The hearing, “How Does the DMCA Contemplate Limitations and Exceptions Like Fair Use,” saw participants discuss whether the Digital Millennium Copyright Act still permits fair uses of copyrighted content that would be otherwise infringing.
The DMCA, passed in 1998, criminalizes the manufacture, sale or other distribution of technologies designed to decrypt encoded copyrighted material. This ban on anti-circumvention tools does not appear to account for fair use.
The fair use exception to copyright law allows the republication or redistribution of copyrighted works for commentary, criticism or educational purposes without having to obtain permission from the copyright holder.
However, Joseph Gratz, partner at Durie Tangri, said that fair use often clearly applies but is not enforced, leaving users of the legally obtained content to deal with automated content censors.
“Fair use depends on context, and machines can’t consider context,” he said. “A video, for example, that incidentally captures a song playing in the background at a political rally or a protest is clearly fair use but may be detected by an automated filter.”

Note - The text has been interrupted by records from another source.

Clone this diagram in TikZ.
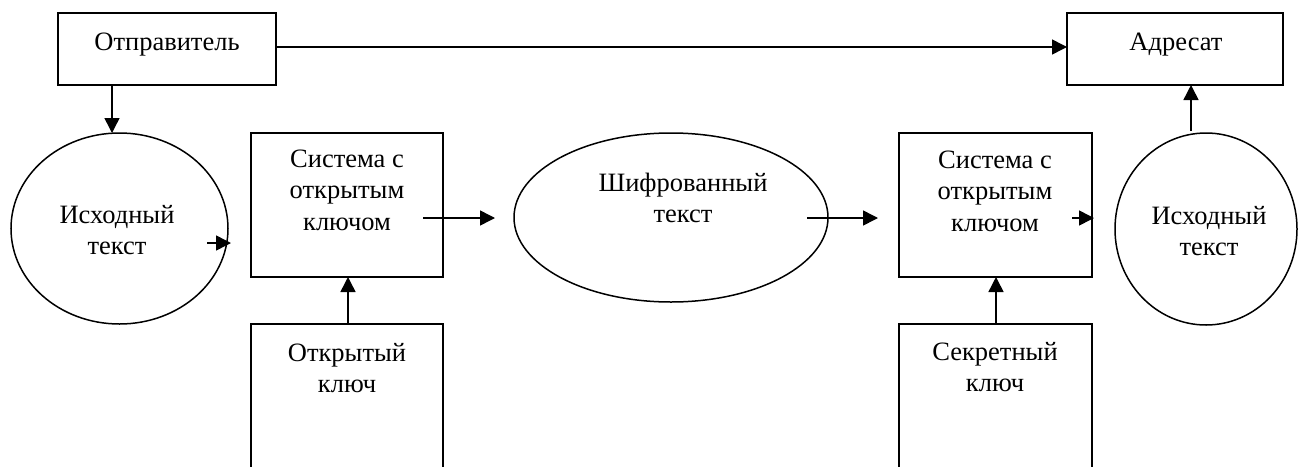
\documentclass[tikz,border=0pt]{standalone}
\usepackage{fontspec}
\setmainfont{Liberation Serif}
\usetikzlibrary{shapes.geometric,arrows.meta}
\begin{document}
\begin{tikzpicture}[x=1pt,y=-1pt,
  shp/.style={draw=black,line width=1.5pt,inner sep=0pt,outer sep=0pt},
  boxs/.style={shp,rectangle},
  ell/.style={shp,ellipse},
  txt/.style={anchor=base,inner sep=0pt,outer sep=0pt,font=\fontsize{26.5}{31.5}\selectfont},
  arr/.style={line width=1.5pt,-{Triangle[length=15pt,width=15pt]}}]
\useasboundingbox (0,0) rectangle (1300,466);
\clip (0,0) rectangle (1300,466);
% shapes
\node[boxs,minimum width=218pt,minimum height=72pt] (snd) at (167,49) {};
\node[boxs,minimum width=216pt,minimum height=72pt] (rcv) at (1175,49) {};
\node[ell,minimum width=217pt,minimum height=191pt] (src) at (119.5,228.5) {};
\node[boxs,minimum width=192pt,minimum height=144pt] (sys1) at (347,205) {};
\node[boxs,minimum width=192pt,minimum height=180pt] (pub) at (347,414) {};
\node[ell,minimum width=314pt,minimum height=169pt] (enc) at (671,217.5) {};
\node[boxs,minimum width=193pt,minimum height=144pt] (sys2) at (995.5,205) {};
\node[boxs,minimum width=193pt,minimum height=180pt] (sec) at (995.5,414) {};
\node[ell,minimum width=182pt,minimum height=192pt] (dst) at (1206,229) {};
% texts
\node[txt] (tsnd) at (167,50) {Отправитель};
\node[txt] (trcv) at (1176,50) {Адресат};
\node[txt] (tsrc) at (117,223) {\begin{tabular}[t]{@{}c@{}}Исходный\\текст\end{tabular}};
\node[txt] (tsys1) at (347,167) {\begin{tabular}[t]{@{}c@{}}Система с\\открытым\\ключом\end{tabular}};
\node[txt] (tpub) at (347,361) {\begin{tabular}[t]{@{}c@{}}Открытый\\ключ\end{tabular}};
\node[txt] (tenc) at (683,191) {\begin{tabular}[t]{@{}c@{}}Шифрованный\\текст\end{tabular}};
\node[txt] (tsys2) at (995,168) {\begin{tabular}[t]{@{}c@{}}Система с\\открытым\\ключом\end{tabular}};
\node[txt] (tsec) at (995,360) {\begin{tabular}[t]{@{}c@{}}Секретный\\ключ\end{tabular}};
\node[txt] (tdst) at (1209,224) {\begin{tabular}[t]{@{}c@{}}Исходный\\текст\end{tabular}};
% free ends
\coordinate (a1s) at (112,85);   \coordinate (a1e) at (112,133);
\coordinate (a2s) at (276,47);   \coordinate (a2e) at (1067,47);
\coordinate (a3s) at (207,243);  \coordinate (a3e) at (231,243);
\coordinate (a4s) at (423,218);  \coordinate (a4e) at (495,218);
\coordinate (a5s) at (807,218);  \coordinate (a5e) at (878,218);
\coordinate (a6s) at (1072,218); \coordinate (a6e) at (1094,218);
\coordinate (a7s) at (1191,131); \coordinate (a7e) at (1191,85);
\coordinate (a8s) at (348,324);  \coordinate (a8e) at (348,277);
\coordinate (a9s) at (996,324);  \coordinate (a9e) at (996,277);
% connectors
\draw[arr] (a1s) -- (a1e);
\draw[arr] (a2s) -- (a2e);
\draw[arr] (a3s) -- (a3e);
\draw[arr] (a4s) -- (a4e);
\draw[arr] (a5s) -- (a5e);
\draw[arr] (a6s) -- (a6e);
\draw[arr] (a7s) -- (a7e);
\draw[arr] (a8s) -- (a8e);
\draw[arr] (a9s) -- (a9e);
\end{tikzpicture}
\end{document}
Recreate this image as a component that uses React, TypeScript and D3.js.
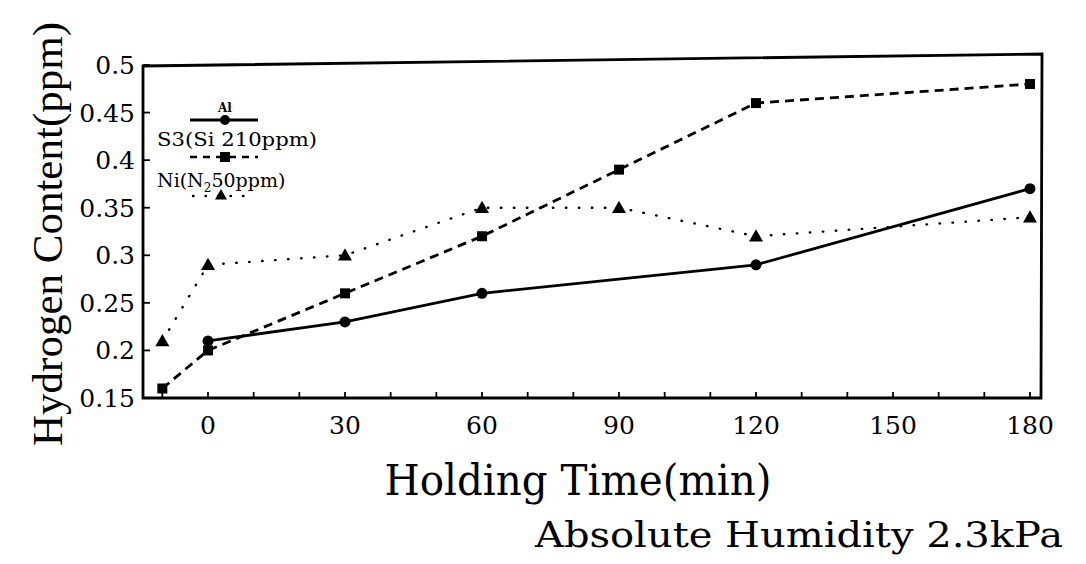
import React from "react";
import * as d3 from "d3";

const timesAl = [0, 30, 60, 120, 180];
const valuesAl = [0.21, 0.23, 0.26, 0.29, 0.37];
const timesS3 = [-10, 0, 30, 60, 90, 120, 180];
const valuesS3 = [0.16, 0.2, 0.26, 0.32, 0.39, 0.46, 0.48];
const timesNi = [-10, 0, 30, 60, 90, 120, 180];
const valuesNi = [0.21, 0.29, 0.3, 0.35, 0.35, 0.32, 0.34];
const xTickValues = [0, 30, 60, 90, 120, 150, 180];
const yTickValues = [0.15, 0.2, 0.25, 0.3, 0.35, 0.4, 0.45, 0.5];
const yTickLabels = ["0.15", "0.2", "0.25", "0.3", "0.35", "0.4", "0.45", "0.5"];

const FONT = "'DejaVu Serif', 'Liberation Serif', serif";
const FONT2 = "'Liberation Serif', 'DejaVu Serif', serif";

export default function App() {
  const left = 143, right = 1041, bottom = 398;
  const x = d3.scaleLinear().domain([0, 180]).range([208, 1030]);
  const y = d3.scaleLinear().domain([0.15, 0.5]).range([bottom, 65]);
  const line = d3.line<[number, number]>().x(d => x(d[0])).y(d => y(d[1]));
  const al: [number, number][] = timesAl.map((t, i) => [t, valuesAl[i]]);
  const s3: [number, number][] = timesS3.map((t, i) => [t, valuesS3[i]]);
  const ni: [number, number][] = timesNi.map((t, i) => [t, valuesNi[i]]);
  const minor = d3.range(-10, 181, 10);
  const tri = (cx: number, cy: number, s = 7) =>
    `M${cx},${cy - s} L${cx + s},${cy + s * 0.75} L${cx - s},${cy + s * 0.75} Z`;

  return (
    <svg width={1086} height={564} style={{ display: "block", position: "absolute", left: 0, top: 0 }}>
      <rect width={1086} height={564} fill="#fff" />
      {/* frame (slightly skewed top edge as in the scan) */}
      <path d={`M${left},${bottom} L${left},66 L${right + 1},54 L${right},${bottom} Z`} fill="none" stroke="#000" strokeWidth={2.8} />
      {/* x ticks */}
      {minor.map(t => (
        <line key={"xt" + t} x1={x(t)} x2={x(t)} y1={bottom} y2={bottom - 6} stroke="#000" strokeWidth={1.8} />
      ))}
      {xTickValues.map(t => (
        <text key={"xl" + t} x={x(t)} y={434} fontFamily={FONT} fontSize={25} textAnchor="middle">{t}</text>
      ))}
      {/* y ticks */}
      {yTickValues.map((v, i) => (
        <g key={"yt" + i}>
          <line x1={left} x2={left + 7} y1={y(v)} y2={y(v)} stroke="#000" strokeWidth={1.8} />
          <text x={135} y={y(v) + 9} fontFamily={FONT} fontSize={25} textAnchor="end">{yTickLabels[i]}</text>
        </g>
      ))}
      {/* series */}
      <path d={line(ni) || ""} fill="none" stroke="#000" strokeWidth={2.4} strokeDasharray="0.5 12.5" strokeLinecap="round" />
      <path d={line(s3) || ""} fill="none" stroke="#000" strokeWidth={2.8} strokeDasharray="9 6" />
      <path d={line(al) || ""} fill="none" stroke="#000" strokeWidth={2.8} />
      {al.map((d, i) => <circle key={"c" + i} cx={x(d[0])} cy={y(d[1])} r={5.5} fill="#000" />)}
      {s3.map((d, i) => <rect key={"s" + i} x={x(d[0]) - 5} y={y(d[1]) - 5} width={10} height={10} fill="#000" />)}
      {ni.map((d, i) => <path key={"t" + i} d={tri(x(d[0]), y(d[1]))} fill="#000" />)}
      {/* legend */}
      <text x={225} y={112} fontFamily={FONT} fontSize={12} fontWeight="bold" textAnchor="middle">Al</text>
      <line x1={190} x2={258} y1={120} y2={120} stroke="#000" strokeWidth={2.8} />
      <circle cx={225} cy={120} r={5} fill="#000" />
      <text x={157} y={146} fontFamily={FONT} fontSize={19} textLength={160} lengthAdjust="spacingAndGlyphs">S3(Si 210ppm)</text>
      <line x1={190} x2={258} y1={157} y2={157} stroke="#000" strokeWidth={2.6} strokeDasharray="7 6" />
      <rect x={220} y={152} width={10} height={10} fill="#000" />
      <text x={157} y={187} fontFamily={FONT} fontSize={19}>
        Ni(N<tspan fontSize={12} dy={5}>2</tspan><tspan dy={-5}>50ppm)</tspan>
      </text>
      <line x1={193} x2={252} y1={196} y2={196} stroke="#000" strokeWidth={2.4} strokeDasharray="0.5 12" strokeLinecap="round" />
      <path d={tri(221, 195, 6)} fill="#000" />
      {/* axis titles */}
      <text transform="translate(62,234) rotate(-90)" fontFamily={FONT2} fontSize={43} textAnchor="middle">Hydrogen Content(ppm)</text>
      <text x={578} y={495} fontFamily={FONT} fontSize={42} textAnchor="middle"
        textLength={387} lengthAdjust="spacingAndGlyphs">Holding Time(min)</text>
      <text x={799} y={547} fontFamily={FONT} fontSize={36} textAnchor="middle"
        textLength={528} lengthAdjust="spacingAndGlyphs">Absolute Humidity 2.3kPa</text>
    </svg>
  );
}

When an automated filter detects a song on a platform like YouTube, it redirects advertising revenue from the creator of the video to the creator of the song, often erroneously.
Rick Beato, who owns a music education YouTube channel with over one-and-a-half million subscribers, said that he does not receive ad revenue from hundreds of his videos.
“One of my recent videos called ‘The Mixolydian Mode’ was manually claimed by Sony ATV because I played ten seconds of a Beatles song on my acoustic guitar to demonstrate how the melody is derived from the scale,” he said. “This is an obvious example of fair use, I would argue.”
Grammy-winning recording artist Yolanda Adams testified that she sees the problems of fair use employment as about more than simply receiving money.
“As a gospel artist, I’m not just an entertainer,” she said. “I see my mission as using my gift to spread the gospel — so for me, fair use is not just about money. It’s about access.”